Configuring node auto repair

This page shows how to enable node auto repair for Google Distributed Cloud clusters.

The node auto repair feature continuously detects and repairs unhealthy nodes in a cluster. The feature is disabled by default. You can enable the feature during admin or user cluster creation. You can also enable the feature for an existing user cluster, but not for an existing admin cluster.

Unhealthy conditions

The following conditions are indications that a node is unhealthy:

  • The node condition NotReady is true for approximately 10 minutes.

  • The machine state is Unavailable for approximately 10 minutes after successful creation.

  • The machine state is not Available for approximately 30 minutes after VM creation.

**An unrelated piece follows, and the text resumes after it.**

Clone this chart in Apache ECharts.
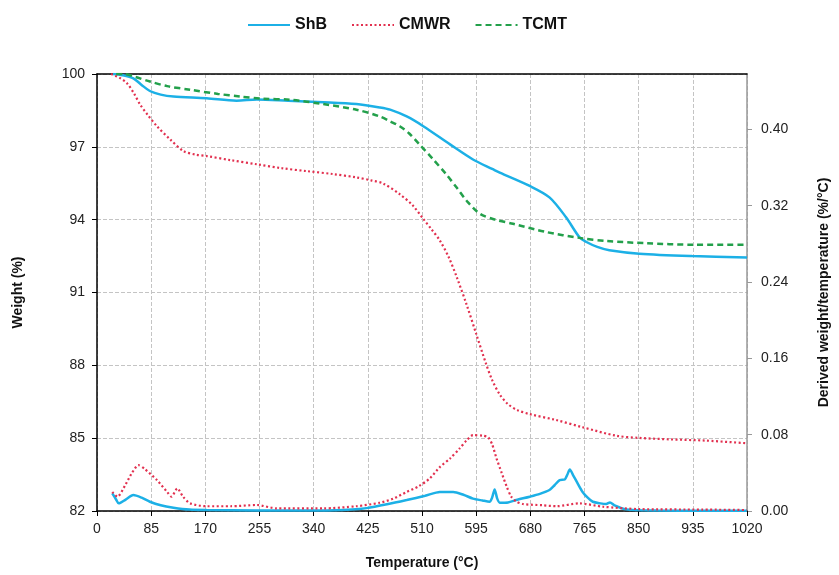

  • There is no node object (nodeRef is nil) corresponding to a machine in the Available state for approximately 10 minutes.

  • The node condition DiskPressure is true for approximately 30 minutes.

Repair strategy

Google Distributed Cloud initiates a repair on a node if the node meets at least one of the conditions in the preceding list.

The repair drains the unhealthy node and creates a new VM. If the node draining is unsuccessful for one hour, the repair forces the drain and safely detaches the attached Kubernetes managed disks.

If there are multiple unhealthy nodes in the same MachineDeployment, the repair is performed on only one of those nodes at a time.

v1 cluster configuration files

To enable node auto repair, you must use a v1 configuration file, either the v1 admin cluster configuration file or the v1 user cluster configuration file. Node auto repair is not supported in the v0 configuration file.

Enabling node auto repair for a new cluster

In your admin or user cluster configuration file, set autoRepair.enabled to true:

autoRepair:
  enabled: true

Continue with the steps for creating your admin or user cluster.

Enabling node auto repair for an existing user cluster:

In your user cluster configuration file, set autoRepair.enabled to true:

autoRepair:
  enabled: true

Update the cluster:

gkectl update cluster --config USER_CLUSTER_CONFIG --kubeconfig ADMIN_KUBECONFIG

Replace the following:

  • USER_CLUSTER_CONFIG: the path of your user cluster configuration file

  • ADMIN_KUBECONFIG: the path of your admin cluster kubeconfig file

Disabling node auto repair for a user cluster

In your user cluster configuration file, set autoRepair.enabled to false:

autoRepair:
  enabled: false

Update the cluster:

gkectl update cluster --config USER_CLUSTER_CONFIG --kubeconfig ADMIN_KUBECONFIG

Disabling node auto repair for an admin cluster

To disable node auto repair for an admin cluster, delete the cluster-health-controller Deployment:

kubectl --kubeconfig ADMIN_KUBECONFIG] delete deployment cluster-health-controller --namespace kube-system

Debugging node auto repair

You can investigate issues with node auto repair by describing the Machine and Node objects in the admin cluster. Here's an example:

List the machine objects:

kubectl --kubeconfig kubeconfig get machines

Output:

default     gke-admin-master-wc
default     gke-admin-node-7458969ff8-5cg8d
default     gke-admin-node-7458969ff8-svqj7
default     xxxxxx-user-cluster-41-25j8d-567f9c848f-fwjqt

Describe one of the Machine objects:

kubectl --kubeconfig kubeconfig describe machine gke-admin-master-wcbrj

In the output, look for events from cluster-health-controller.

Similarly, you can list and describe node objects. For example:

kubectl --kubeconfig kubeconfig get nodes
...
kubectl --kubeconfig kubeconfig describe node gke-admin-master-wcbrj

Manual node repair

In case there are node problems that are not covered by the auto repair logic, or you have not enabled node auto repair, you can do a manual repair. This deletes and re-creates the node.

Get the name of the Machine object that corresponds to the node:

kubectl --kubeconfig KUBECONFIG get machines

Replace KUBECONFIG with the path of your admin or user cluster kubeconfig file.

Add the repair annotation to the Machine object:

kubectl annotate --kubeconfig KUBECONFIG machine MACHINE_NAME onprem.cluster.gke.io/repair-machine=true

Replace MACHINE_NAME with the name of the Machine object.

Delete the Machine object:

kubectl delete --kubeconfig KUBECONFIG machine MACHINE_NAME